Today is Prof. Richard Ernst’s birthday!

Prof. Ernst developed the Fourier Transform – all we need to do is type ‘efp’ or ‘wft’ and in less than a second – voila, there’s a beautiful NMR spectrum.  He also developed the 2D NMR – COSY and beyond.  I miss catching his presentation of the Laukien Prize at the annual Experimental NMR Conference.

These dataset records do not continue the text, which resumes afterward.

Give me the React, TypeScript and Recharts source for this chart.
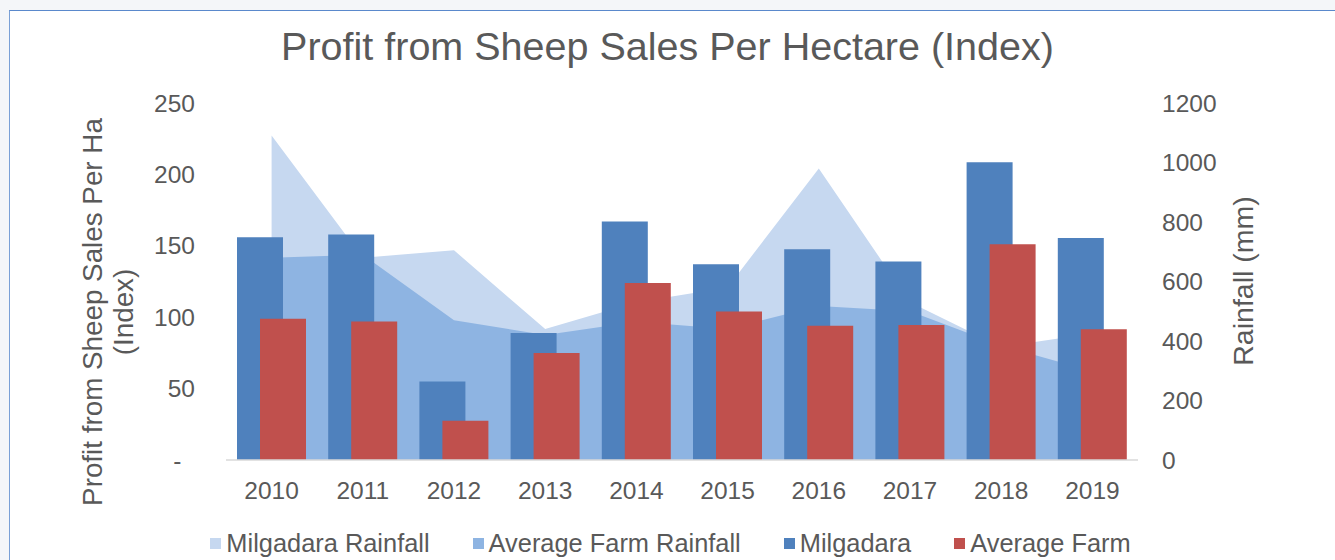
import React from 'react';
import { ComposedChart, Bar, Area, XAxis, YAxis } from 'recharts';

const years = ['2010', '2011', '2012', '2013', '2014', '2015', '2016', '2017', '2018', '2019'];
const milgadara = [156, 158, 55, 89, 167, 137, 147.5, 139, 208.5, 155.5];
const averageFarm = [99, 97, 27.5, 75, 124, 104, 94, 94.5, 151, 91.5];
const milgadaraRainfall = [1091, 680, 705, 440, 530, 580, 980, 530, 380, 425];
const averageFarmRainfall = [680, 690, 470, 420, 465, 440, 518, 500, 385, 298];
const leftTicks = [0, 50, 100, 150, 200, 250];
const rightTicks = [0, 200, 400, 600, 800, 1000, 1200];

const COLORS = {
  milgadaraRainfall: '#c6d8f0',
  averageFarmRainfall: '#8eb4e2',
  milgadara: '#4f81bd',
  averageFarm: '#c0504d',
};

const legendItems = [
  { name: 'Milgadara Rainfall', color: COLORS.milgadaraRainfall },
  { name: 'Average Farm Rainfall', color: COLORS.averageFarmRainfall },
  { name: 'Milgadara', color: COLORS.milgadara },
  { name: 'Average Farm', color: COLORS.averageFarm },
];

const data = years.map((year, i) => ({
  year,
  milgadara: milgadara[i],
  averageFarm: averageFarm[i],
  milgadaraRainfall: milgadaraRainfall[i],
  averageFarmRainfall: averageFarmRainfall[i],
}));

const FONT = '"Liberation Sans", Arial, sans-serif';
const TEXT = '#595959';

export default function App() {
  const tickStyle = { fill: TEXT, fontSize: 24.5, fontFamily: FONT };
  return (
    <div style={{ position: 'fixed', left: 0, top: 0, width: 1335, height: 560, background: '#f4f6f9', overflow: 'hidden', fontFamily: FONT }}>
      <div style={{ position: 'absolute', left: 9, top: 10, right: 0, bottom: 0, background: '#ffffff', borderTop: '1.5px solid #5a89cc', borderLeft: '1.5px solid #7aa0d6' }} />
      <div style={{ position: 'absolute', left: 0, top: 27, width: 1335, textAlign: 'center', fontSize: 39.5, lineHeight: '39.5px', color: TEXT, whiteSpace: 'nowrap' }}>
        Profit from Sheep Sales Per Hectare (Index)
      </div>
      <div style={{ position: 'absolute', left: 0, top: 0 }}>
        <ComposedChart width={1335} height={560} data={data} margin={{ top: 103, right: 0, bottom: 0, left: 0 }} barGap={-23}>
          <XAxis dataKey="year" interval={0} height={100} tickLine={false} tickSize={0} tickMargin={22} axisLine={{ stroke: '#d9d9d9', strokeWidth: 1.5 }} tick={tickStyle} />
          <YAxis yAxisId="left" orientation="left" width={226} domain={[0, 250]} ticks={leftTicks} allowDataOverflow tickFormatter={(v: number) => (v === 0 ? '-\u00a0\u00a0' : String(v))} axisLine={false} tickLine={false} tickSize={0} tickMargin={31} tick={tickStyle} />
          <YAxis yAxisId="right" orientation="right" width={197} domain={[0, 1200]} ticks={rightTicks} allowDataOverflow axisLine={false} tickLine={false} tickSize={0} tickMargin={24} tick={tickStyle} />
          <Area yAxisId="right" type="linear" dataKey="milgadaraRainfall" name="Milgadara Rainfall" fill={COLORS.milgadaraRainfall} fillOpacity={1} stroke="none" dot={false} activeDot={false} isAnimationActive={false} />
          <Area yAxisId="right" type="linear" dataKey="averageFarmRainfall" name="Average Farm Rainfall" fill={COLORS.averageFarmRainfall} fillOpacity={1} stroke="none" dot={false} activeDot={false} isAnimationActive={false} />
          <Bar yAxisId="left" dataKey="milgadara" name="Milgadara" fill={COLORS.milgadara} barSize={46} isAnimationActive={false} />
          <Bar yAxisId="left" dataKey="averageFarm" name="Average Farm" fill={COLORS.averageFarm} barSize={46} isAnimationActive={false} />
        </ComposedChart>
      </div>
      <div style={{ position: 'absolute', left: 108, top: 312, transform: 'translate(-50%, -50%) rotate(-90deg)', fontSize: 27.8, lineHeight: '31px', color: TEXT, textAlign: 'center', whiteSpace: 'nowrap' }}>
        <div>Profit from Sheep Sales Per Ha</div>
        <div>(Index)</div>
      </div>
      <div style={{ position: 'absolute', left: 1243, top: 281, transform: 'translate(-50%, -50%) rotate(-90deg)', fontSize: 28.5, lineHeight: '31px', color: TEXT, whiteSpace: 'nowrap' }}>
        Rainfall (mm)
      </div>
      <div style={{ position: 'absolute', left: 3, top: 531, width: 1335, display: 'flex', justifyContent: 'center', alignItems: 'center', fontSize: 25.4, lineHeight: '25px', color: TEXT, whiteSpace: 'nowrap' }}>
        {legendItems.map((item, i) => (
          <div key={item.name} style={{ display: 'flex', alignItems: 'center', marginLeft: i === 0 ? 0 : 43 }}>
            <span style={{ display: 'inline-block', width: 11, height: 11, background: item.color, marginRight: 5 }} />
            <span>{item.name}</span>
          </div>
        ))}
      </div>
    </div>
  );
}
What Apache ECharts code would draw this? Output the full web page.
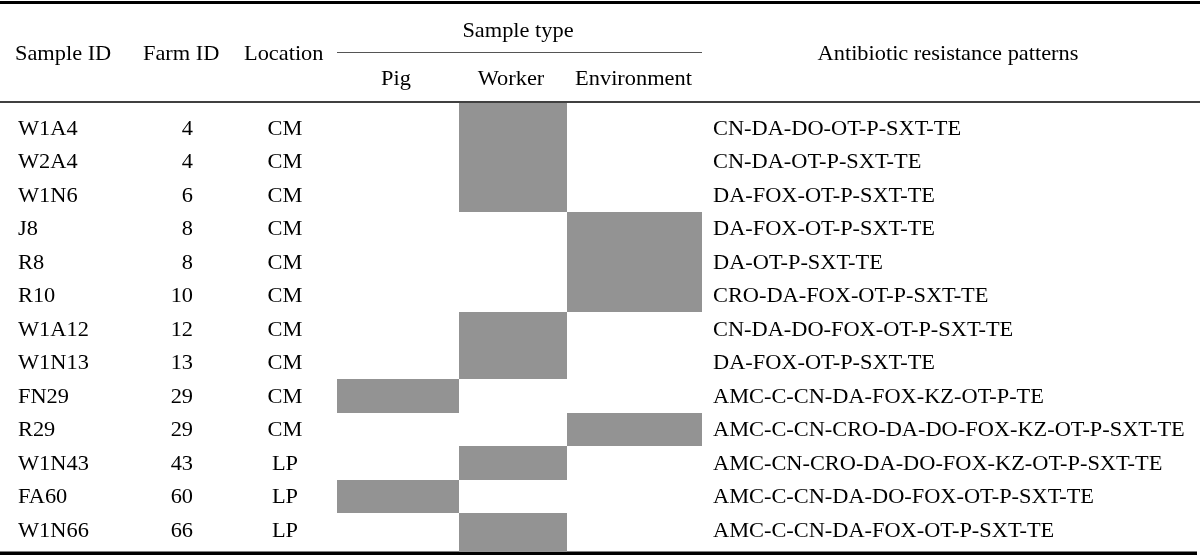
<!DOCTYPE html>
<html>
<head>
<meta charset="utf-8">
<script src="https://cdn.jsdelivr.net/npm/echarts@6/dist/echarts.min.js"></script>
<style>html,body{margin:0;padding:0;background:#fff}#c{width:1200px;height:559px}</style>
</head>
<body>
<div id="c"></div>
<script>
// ---- data ----
const sampleIds = ['W1A4','W2A4','W1N6','J8','R8','R10','W1A12','W1N13','FN29','R29','W1N43','FA60','W1N66'];
const farmIds = [4,4,6,8,8,10,12,13,29,29,43,60,66];
const locations = ['CM','CM','CM','CM','CM','CM','CM','CM','CM','CM','LP','LP','LP'];
const sampleTypes = ['Pig','Worker','Environment'];
const rowSampleType = ['Worker','Worker','Worker','Environment','Environment','Environment','Worker','Worker','Pig','Environment','Worker','Pig','Worker'];
const patterns = [
  'CN-DA-DO-OT-P-SXT-TE',
  'CN-DA-OT-P-SXT-TE',
  'DA-FOX-OT-P-SXT-TE',
  'DA-FOX-OT-P-SXT-TE',
  'DA-OT-P-SXT-TE',
  'CRO-DA-FOX-OT-P-SXT-TE',
  'CN-DA-DO-FOX-OT-P-SXT-TE',
  'DA-FOX-OT-P-SXT-TE',
  'AMC-C-CN-DA-FOX-KZ-OT-P-TE',
  'AMC-C-CN-CRO-DA-DO-FOX-KZ-OT-P-SXT-TE',
  'AMC-CN-CRO-DA-DO-FOX-KZ-OT-P-SXT-TE',
  'AMC-C-CN-DA-DO-FOX-OT-P-SXT-TE',
  'AMC-C-CN-DA-FOX-OT-P-SXT-TE'
];
const headers = ['Sample ID','Farm ID','Location','Sample type','Antibiotic resistance patterns'];

// ---- layout (not data) ----
const FONT = '"Liberation Serif","Times New Roman",serif';
const FS = 21;
const SX = 1.065;
const TY = 1.5;
const TYPE_EDGES = [337, 459, 567, 702];
const GRID_TOP = 111, GRID_H = 435.5;
const HEADER_RULE = 102, BOTTOM_RULE = 553.3;
const GRAY = '#939393';

const cellData = rowSampleType.map((t, i) => [sampleTypes.indexOf(t), i]);
const rowData = sampleIds.map((s, i) => [0, i]);

function txt(x, y, s, align) {
  return {type: 'text', x: x, y: y + TY, scaleX: SX, originX: 0,
    style: {text: s, x: 0, y: 0, font: FS + 'px ' + FONT, fill: '#000', align: align, verticalAlign: 'middle'}};
}

const chart = echarts.init(document.getElementById('c'), null, {renderer: 'canvas'});
chart.setOption({
  animation: false,
  backgroundColor: '#fff',
  grid: {left: 0, right: 0, top: GRID_TOP, height: GRID_H},
  xAxis: {type: 'value', min: 0, max: 1200, show: false},
  yAxis: {type: 'category', data: sampleIds, inverse: true, show: false},
  series: [
    {
      type: 'custom', name: 'cells', data: cellData, encode: {x: 0, y: 1},
      renderItem: function (params, api) {
        const t = api.value(0), r = api.value(1);
        const bh = api.size([0, 1])[1];
        const p0 = api.coord([TYPE_EDGES[t], r]);
        const p1 = api.coord([TYPE_EDGES[t + 1], r]);
        let top = Math.round(p0[1] - bh / 2), bot = Math.round(p0[1] + bh / 2);
        if (r === 0) top = HEADER_RULE + 1;
        if (r === sampleIds.length - 1) bot = Math.round(BOTTOM_RULE - 1.5);
        const x0 = Math.round(p0[0]), x1 = Math.round(p1[0]);
        return {type: 'rect', shape: {x: x0, y: top, width: x1 - x0, height: bot - top},
          style: {fill: GRAY}};
      }
    },
    {
      type: 'custom', name: 'rows', data: rowData, encode: {x: 0, y: 1},
      renderItem: function (params, api) {
        const r = api.value(1);
        const y = api.coord([0, r])[1];
        const xs = x => api.coord([x, r])[0];
        return {type: 'group', children: [
          txt(xs(18), y, sampleIds[r], 'left'),
          txt(xs(193), y, String(farmIds[r]), 'right'),
          txt(xs(285), y, locations[r], 'center'),
          txt(xs(713), y, patterns[r], 'left')
        ]};
      }
    }
  ],
  graphic: [
    {type: 'line', shape: {x1: 0, y1: 2.5, x2: 1200, y2: 2.5}, style: {stroke: '#000', lineWidth: 3}},
    {type: 'line', shape: {x1: 0, y1: HEADER_RULE, x2: 1200, y2: HEADER_RULE}, style: {stroke: '#000', lineWidth: 1.3}},
    {type: 'line', shape: {x1: 337, y1: 52.5, x2: 702, y2: 52.5}, style: {stroke: '#555', lineWidth: 1}},
    {type: 'line', shape: {x1: 0, y1: BOTTOM_RULE, x2: 1197, y2: BOTTOM_RULE}, style: {stroke: '#000', lineWidth: 3.5}},
    txt(15, 53, headers[0], 'left'),
    txt(143, 53, headers[1], 'left'),
    txt(244, 53, headers[2], 'left'),
    txt(518, 30, headers[3], 'center'),
    txt(396, 78, sampleTypes[0], 'center'),
    txt(511, 78, sampleTypes[1], 'center'),
    txt(633.5, 78, sampleTypes[2], 'center'),
    txt(948, 53, headers[4], 'center')
  ]
});
</script>
</body>
</html>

https://physicstoday.scitation.org/do/10.1063/PT.6.6.20180814a/full/

“Born on 14 August 1933 in Winterthur, Switzerland, Richard Ernst is a Nobel Prize–winning physical chemist… His doctoral thesis centered on the newly developing field of high-resolution nuclear magnetic resonance (NMR). The following year he left Switzerland for the US to become a research scientist at Varian Associates in Palo Alto, California. There, he and a colleague worked to improve the sensitivity of NMR spectroscopy and developed Fourier transform NMR….In the 1970s he developed two-dimensional NMR techniques to study large molecules. He also expanded the application of NMR spectroscopy as a valuable tool in a number of fields besides chemistry, including physics, biology, and medicine. His work would lead to the development of magnetic resonance imaging, a noninvasive diagnostic imaging technology essential to medical professionals.”